··· DATASET EXCERPTS ···

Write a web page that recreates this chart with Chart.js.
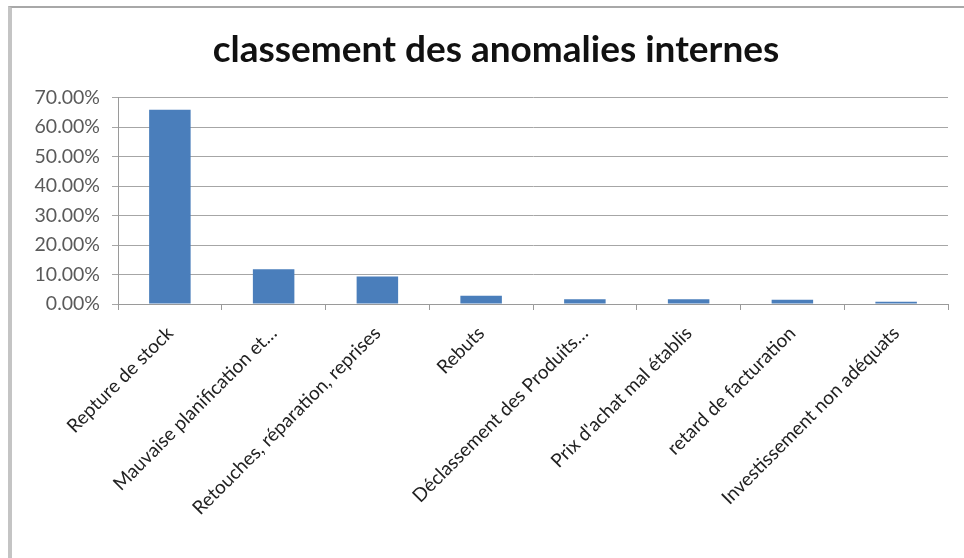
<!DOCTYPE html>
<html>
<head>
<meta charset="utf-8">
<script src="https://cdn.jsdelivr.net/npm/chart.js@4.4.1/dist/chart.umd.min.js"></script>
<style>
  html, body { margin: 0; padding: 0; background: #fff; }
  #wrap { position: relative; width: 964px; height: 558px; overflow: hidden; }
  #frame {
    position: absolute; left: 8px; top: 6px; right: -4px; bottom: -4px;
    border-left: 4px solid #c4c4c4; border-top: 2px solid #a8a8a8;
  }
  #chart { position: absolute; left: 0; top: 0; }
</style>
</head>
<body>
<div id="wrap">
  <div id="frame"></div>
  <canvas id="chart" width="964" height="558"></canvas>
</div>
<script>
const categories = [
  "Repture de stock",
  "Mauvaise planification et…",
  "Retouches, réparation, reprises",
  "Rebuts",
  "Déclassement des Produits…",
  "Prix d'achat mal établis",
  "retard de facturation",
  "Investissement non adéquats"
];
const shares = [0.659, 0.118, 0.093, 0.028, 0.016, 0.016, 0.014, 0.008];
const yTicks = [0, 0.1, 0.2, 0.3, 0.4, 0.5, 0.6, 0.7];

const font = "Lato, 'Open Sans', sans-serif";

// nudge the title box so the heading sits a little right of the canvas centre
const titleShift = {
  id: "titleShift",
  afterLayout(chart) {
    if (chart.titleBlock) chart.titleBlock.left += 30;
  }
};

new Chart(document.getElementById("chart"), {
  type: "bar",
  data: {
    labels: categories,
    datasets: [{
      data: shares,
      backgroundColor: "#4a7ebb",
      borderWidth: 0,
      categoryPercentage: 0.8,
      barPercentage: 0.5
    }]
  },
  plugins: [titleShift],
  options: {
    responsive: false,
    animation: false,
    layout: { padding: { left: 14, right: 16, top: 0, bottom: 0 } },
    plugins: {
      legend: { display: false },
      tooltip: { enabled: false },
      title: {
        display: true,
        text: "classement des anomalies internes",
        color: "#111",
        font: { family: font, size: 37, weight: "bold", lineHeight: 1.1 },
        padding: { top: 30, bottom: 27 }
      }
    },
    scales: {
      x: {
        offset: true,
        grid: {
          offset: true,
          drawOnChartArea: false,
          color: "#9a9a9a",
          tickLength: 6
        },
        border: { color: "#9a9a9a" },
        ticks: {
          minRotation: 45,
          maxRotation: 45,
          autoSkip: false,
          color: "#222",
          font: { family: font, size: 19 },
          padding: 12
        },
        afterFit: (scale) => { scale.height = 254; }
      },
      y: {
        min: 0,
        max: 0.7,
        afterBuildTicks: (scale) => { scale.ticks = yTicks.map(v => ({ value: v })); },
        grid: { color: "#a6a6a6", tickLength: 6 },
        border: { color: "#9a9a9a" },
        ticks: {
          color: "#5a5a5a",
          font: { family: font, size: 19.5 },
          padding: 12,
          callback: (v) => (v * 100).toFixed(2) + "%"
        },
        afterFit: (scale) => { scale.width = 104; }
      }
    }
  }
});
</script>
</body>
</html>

···
··· DATASET EXCERPTS ···

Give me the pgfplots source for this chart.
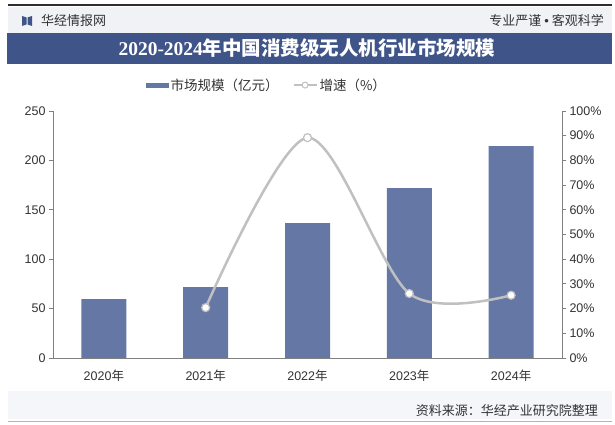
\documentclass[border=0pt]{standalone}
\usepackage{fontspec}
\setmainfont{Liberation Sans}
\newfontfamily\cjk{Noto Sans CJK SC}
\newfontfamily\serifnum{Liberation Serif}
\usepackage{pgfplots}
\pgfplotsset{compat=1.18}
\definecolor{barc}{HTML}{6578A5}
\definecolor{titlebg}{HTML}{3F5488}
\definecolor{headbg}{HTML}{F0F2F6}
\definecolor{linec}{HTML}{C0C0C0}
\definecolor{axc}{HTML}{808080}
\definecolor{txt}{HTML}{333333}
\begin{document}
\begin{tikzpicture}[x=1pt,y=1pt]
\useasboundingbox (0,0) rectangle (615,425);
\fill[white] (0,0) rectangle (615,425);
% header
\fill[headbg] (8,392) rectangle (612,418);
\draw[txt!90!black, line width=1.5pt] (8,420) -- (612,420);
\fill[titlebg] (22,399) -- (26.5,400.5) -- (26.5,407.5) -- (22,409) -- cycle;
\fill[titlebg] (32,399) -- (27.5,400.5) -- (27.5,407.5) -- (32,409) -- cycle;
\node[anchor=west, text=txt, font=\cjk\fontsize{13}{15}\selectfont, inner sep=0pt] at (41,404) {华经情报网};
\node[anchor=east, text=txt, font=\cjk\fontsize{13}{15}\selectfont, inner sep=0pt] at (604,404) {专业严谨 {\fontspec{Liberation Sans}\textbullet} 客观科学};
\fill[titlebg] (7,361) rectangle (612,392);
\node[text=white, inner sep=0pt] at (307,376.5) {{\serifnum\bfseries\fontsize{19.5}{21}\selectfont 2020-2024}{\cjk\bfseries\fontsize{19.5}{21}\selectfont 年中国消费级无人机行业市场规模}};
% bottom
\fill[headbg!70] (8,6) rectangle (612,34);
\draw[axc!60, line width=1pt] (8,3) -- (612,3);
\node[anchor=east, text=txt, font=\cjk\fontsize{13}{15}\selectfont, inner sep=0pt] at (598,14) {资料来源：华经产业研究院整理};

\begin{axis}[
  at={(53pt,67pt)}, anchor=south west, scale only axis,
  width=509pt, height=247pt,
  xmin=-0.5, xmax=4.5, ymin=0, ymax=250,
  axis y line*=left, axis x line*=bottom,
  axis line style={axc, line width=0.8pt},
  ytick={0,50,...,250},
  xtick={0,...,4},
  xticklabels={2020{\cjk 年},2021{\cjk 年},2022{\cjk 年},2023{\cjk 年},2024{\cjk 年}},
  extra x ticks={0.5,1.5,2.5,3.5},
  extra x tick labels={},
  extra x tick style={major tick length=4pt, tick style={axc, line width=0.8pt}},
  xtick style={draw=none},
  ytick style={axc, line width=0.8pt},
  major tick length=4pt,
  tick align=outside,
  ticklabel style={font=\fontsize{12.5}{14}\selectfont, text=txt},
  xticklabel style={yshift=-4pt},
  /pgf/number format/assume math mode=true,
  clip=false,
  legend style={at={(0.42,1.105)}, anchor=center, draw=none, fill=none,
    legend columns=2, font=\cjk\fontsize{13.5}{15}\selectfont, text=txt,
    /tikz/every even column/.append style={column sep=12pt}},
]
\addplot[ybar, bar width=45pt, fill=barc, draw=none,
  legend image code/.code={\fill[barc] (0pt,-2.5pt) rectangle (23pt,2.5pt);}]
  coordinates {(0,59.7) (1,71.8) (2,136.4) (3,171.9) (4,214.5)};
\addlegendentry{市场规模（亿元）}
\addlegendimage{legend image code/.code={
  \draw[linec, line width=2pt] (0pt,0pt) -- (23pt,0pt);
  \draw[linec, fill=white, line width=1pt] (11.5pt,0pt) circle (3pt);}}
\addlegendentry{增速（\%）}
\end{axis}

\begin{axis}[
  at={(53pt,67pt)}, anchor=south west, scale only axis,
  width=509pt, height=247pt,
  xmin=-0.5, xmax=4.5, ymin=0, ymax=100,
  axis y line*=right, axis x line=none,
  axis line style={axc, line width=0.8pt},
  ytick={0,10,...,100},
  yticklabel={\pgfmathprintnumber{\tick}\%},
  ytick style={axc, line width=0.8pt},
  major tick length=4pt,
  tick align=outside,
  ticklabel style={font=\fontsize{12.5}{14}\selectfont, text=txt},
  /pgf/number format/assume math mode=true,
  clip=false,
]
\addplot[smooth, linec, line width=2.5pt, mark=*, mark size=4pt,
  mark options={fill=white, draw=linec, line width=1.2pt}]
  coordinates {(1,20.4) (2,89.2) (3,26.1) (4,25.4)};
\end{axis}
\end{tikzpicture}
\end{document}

···

EXERCISE DIRECTIONS:
In the listing above, locate each line with "this" and copy it.

RESULT OF THE TASK:
Write a web page that recreates this chart with Chart.js.
Give me the pgfplots source for this chart.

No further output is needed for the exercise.